Ongoing Research Projects
Conversation Group Treatment Study
This research uses a hypothesis-driven approach to test the efficacy of conversation treatment and develop and refine a mechanistic pathway of how conversation treatment leads to behavioral changes in communication ability. We will systematically test the efficacy of group conversation treatment for people with aphasia and explore whether the effects of treatment differ as a result of the group size (large group or small group), group composition and overall severity of aphasia.
Treatment sessions will occur in groups of 6-8 people with aphasia or with 2 people with aphasia. During treatment sessions, discourse will be facilitated on a focused set of every day topics, such as current events or travel. Linguistic and multi-modal cueing hierarchies will be tailored to individual client goals and used to maximize communication success.
The prediction is that conversation treatment is an effective method for improving communication in people with aphasia, but that specific benefits may differ based on variables such as group size, group composition, and aphasia severity. The results will help inform best practices for aphasia treatment and refine a hypothesized model about the mechanisms underlying conversation treatment.
If you are interested in learning more about this study, please contact the aphasia center (617-353-0197) for more information.
Aphasia Bank
The Aphasia Resource Center has joined other universities and aphasia centers across the country in a study funded by the National Institutes of Health (NIH). Its purpose is to create an Internet database for the study of language and communication in people with aphasia.
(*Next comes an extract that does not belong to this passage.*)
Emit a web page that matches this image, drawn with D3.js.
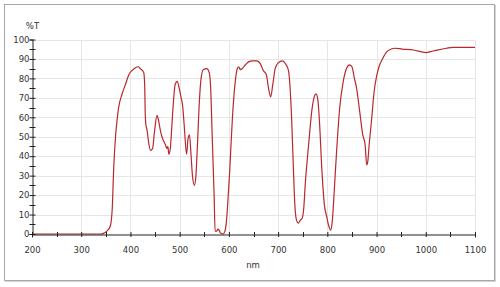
<!DOCTYPE html>
<html>
<head>
<meta charset="utf-8">
<script src="https://cdn.jsdelivr.net/npm/d3@7"></script>
<style>
  body { margin: 0; background: #fff; }
  svg text { font-family: "DejaVu Sans", Verdana, sans-serif; fill: #333; }
</style>
</head>
<body>
<svg id="chart" width="500" height="287"></svg>
<script>
// wavelength (nm) and transmittance (%T)
const wavelength = [
  200, 340, 345, 352, 359, 363, 366, 370, 373, 376, 383, 390, 397, 403, 410, 416,
  420, 427, 429, 430, 431, 434, 437, 441, 445, 449, 454, 457, 461, 464, 468, 471,
  474, 476, 478, 481, 484, 486, 491, 495, 499, 503, 506, 508, 510, 514, 517, 520,
  523, 526, 530, 533, 536, 540, 543.5, 548, 555, 560, 563, 566, 570, 572, 575, 578,
  580, 583, 588, 592, 595, 598, 602, 607, 612, 617, 620, 623.5, 627, 633.5, 640, 648,
  657, 664, 670, 676, 680.5, 685, 689, 694, 700, 709, 715, 721, 724, 727.5, 731, 734,
  737.5, 741, 745, 748.7, 752, 755, 762, 769, 774, 777, 780.7, 784, 788.7, 794, 798.7, 802,
  806.7, 810, 814, 818.7, 825, 832, 838.7, 845, 850, 855, 858.7, 865, 872, 876.7, 880, 882,
  885, 890, 895, 900, 905, 912, 922, 929, 937, 952, 975, 1000, 1015, 1042, 1055, 1100
];
const transmittance = [
  0, 0, 0.3, 1.5, 4, 13, 34, 51, 59, 65, 72, 77, 82, 84, 85.5, 86,
  85, 83, 76, 62, 57, 53, 47, 43, 44, 53, 61, 58.5, 53, 50, 47.5, 46,
  44, 45, 41, 44, 55, 63, 77, 78.5, 75, 70, 66, 60, 53, 41, 49, 51,
  41, 30, 25, 30, 45, 68, 80, 84.5, 85, 83, 75, 51, 20, 1.5, 1.5, 2.5,
  2, 0.5, 0, 1.5, 6.5, 17, 34, 59, 76, 85, 86, 84.5, 85, 87, 88.5, 89,
  89, 87.5, 84, 82, 75, 70.5, 76.5, 85, 88, 89, 87.5, 84, 76.5, 59, 34, 15,
  7, 5.6, 7, 8, 13, 25, 46, 64.5, 71, 72, 69, 58, 34, 15, 9, 5,
  2, 6.5, 22, 42, 64.5, 78, 85, 87, 86, 80, 76, 64.5, 51, 46, 35.5, 37,
  46, 59, 73, 81, 86, 90, 94, 95, 95.5, 95.1, 94.6, 93.3, 94.1, 95.5, 96, 96
];

const xMajor = [200, 300, 400, 500, 600, 700, 800, 900, 1000, 1100];
const xMinor = [250, 350, 450, 550, 650, 750, 850, 950, 1050];
const yMajor = [0, 10, 20, 30, 40, 50, 60, 70, 80, 90, 100];
const yMinor = [5, 15, 25, 35, 45, 55, 65, 75, 85, 95];

const svg = d3.select("#chart");

// outer panel
svg.append("rect")
  .attr("x", 5.5).attr("y", 5.5)
  .attr("width", 490).attr("height", 276)
  .attr("fill", "none")
  .attr("stroke", "#d4d4d4");
svg.append("rect")
  .attr("x", 4.5).attr("y", 4.5)
  .attr("width", 490).attr("height", 276)
  .attr("fill", "#fff")
  .attr("stroke", "#a8a8a8");

const x = d3.scaleLinear().domain([200, 1100]).range([32, 475]);
const y = d3.scaleLinear().domain([0, 100]).range([234, 39.5]);

// gridlines
const grid = svg.append("g").attr("class", "grid");
grid.selectAll("line.h")
  .data(yMajor.filter((d) => d > 0))
  .join("line")
  .attr("class", "h")
  .attr("x1", x(200)).attr("x2", x(1100))
  .attr("y1", (d) => Math.round(y(d)) + 0.5)
  .attr("y2", (d) => Math.round(y(d)) + 0.5)
  .attr("stroke", "#e6e6e6");
grid.selectAll("line.v")
  .data(xMajor.filter((d) => d > 200))
  .join("line")
  .attr("class", "v")
  .attr("x1", (d) => Math.round(x(d)) + 0.5)
  .attr("x2", (d) => Math.round(x(d)) + 0.5)
  .attr("y1", y(100)).attr("y2", y(0))
  .attr("stroke", "#e6e6e6");

// curve
const line = d3.line()
  .x((d) => x(d[0]))
  .y((d) => y(d[1]))
  .curve(d3.curveMonotoneX);

svg.append("path")
  .datum(wavelength.map((w, i) => [w, transmittance[i]]))
  .attr("d", line)
  .attr("fill", "none")
  .attr("stroke", "#b8282c")
  .attr("stroke-width", 1.2);

// axes
const xAxis = d3.axisBottom(x)
  .tickValues(xMajor)
  .tickFormat(d3.format("d"))
  .tickSizeOuter(0)
  .tickSize(3)
  .tickPadding(9);
const xAxisG = svg.append("g")
  .attr("transform", "translate(0,234.5)")
  .call(xAxis);
xAxisG.selectAll(".tick line").attr("y1", -2.5).attr("y2", 2.5);

const xMinorG = svg.append("g").attr("transform", "translate(0,234.5)");
xMinorG.selectAll("line")
  .data(xMinor)
  .join("line")
  .attr("x1", (d) => Math.round(x(d)) + 0.5)
  .attr("x2", (d) => Math.round(x(d)) + 0.5)
  .attr("y1", -2.5).attr("y2", 2.5)
  .attr("stroke", "#222");

const yAxis = d3.axisLeft(y)
  .tickValues(yMajor)
  .tickFormat(d3.format("d"))
  .tickSizeOuter(0)
  .tickSize(3)
  .tickPadding(0);
const yAxisG = svg.append("g")
  .attr("transform", "translate(32.5,0)")
  .call(yAxis);
yAxisG.selectAll(".tick line").attr("x1", -3).attr("x2", 3);

const yMinorG = svg.append("g").attr("transform", "translate(32.5,0)");
yMinorG.selectAll("line")
  .data(yMinor)
  .join("line")
  .attr("y1", (d) => Math.round(y(d)) + 0.5)
  .attr("y2", (d) => Math.round(y(d)) + 0.5)
  .attr("x1", -3).attr("x2", 3)
  .attr("stroke", "#222");

svg.selectAll(".domain").attr("stroke", "#222");
svg.selectAll(".tick line").attr("stroke", "#222");
svg.selectAll(".tick text")
  .attr("font-size", 8.5)
  .attr("font-family", "DejaVu Sans, Verdana, sans-serif")
  .attr("fill", "#333");

// axis titles
svg.append("text")
  .attr("x", 32.5).attr("y", 28.5)
  .attr("text-anchor", "middle")
  .attr("font-size", 8.5)
  .text("%T");

svg.append("text")
  .attr("x", 253).attr("y", 267.5)
  .attr("text-anchor", "middle")
  .attr("font-size", 8.5)
  .text("nm");
</script>
</body>
</html>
Aphasic symptoms vary greatly from person to person. Specific treatments are likely to be more effective for some people and less effective for others. By collecting a large number of measures from a large population of patients in multiple aphasia centers, we can determine the effects of various treatments. If you are an individual with aphasia who is interested in participating in this study, please contact Elizabeth Hoover (617-353-8967) for more information.
Neural correlates of treatment for naming deficits
Naming deficits are the most persistent and pervasive language deficits observed in patients with aphasia. In this project, we’ll examine the neural correlates of language recovery by studying changes over time during a theoretically based, semantic naming treatment. While most clinicians proceed from simple to complex items in rehabilitation of naming deficits, our proposed treatment is a novel, counter-intuitive alternative. Specifically, training the atypical examples in the category results in generalization to the untrained, typical examples, whereas training typical examples does not result in generalization to untrained, atypical examples. (Kiran, 2007, 2008; Kiran & Johnson, 2008; Kiran & Thompson, 2003).
In our proposed experimental paradigm, we will also compare treated and untreated patients with normal controls to help determine whether the individual differences in brain activation patterns are beneficial, epiphenomenal or even deleterious to actual recovery. By analyzing the effectiveness of our treatment program, we can make recommendations about best practices for language therapy in aphasia, an important issue in the current healthcare climate.
Rehabilitation of naming deficits in bilingual aphasia
In this project, we’ll examine the effects of a semantic, feature-based treatment for improving naming abilities in eight bilingual patients with aphasia (French-English and Spanish-English). This work builds upon a recently completed pilot study with two French-English and two Spanish-English patients (Kiran & Roberts, 2009). Guided by theoretical models that suggest the weaker language has a greater effect on the stronger language than vice-versa, the purpose of the study is to examine the extent of cross-language generalization when the weaker language is trained in bilingual patients with naming deficits.
The proposed study will use a single-subject experimental design with all participants receiving treatment in their less proficient language prior to the stroke (i.e., weaker language Lw). The results of this experiment will facilitate our understanding of naming deficits in bilingual aphasia regardless of language combinations (e.g., French-English and Spanish-English). Further, our results will have far-reaching implications for remediating bilingual naming deficits. From a clinical perspective, we expect the study to help determine best practices for treatment in bilingual aphasia.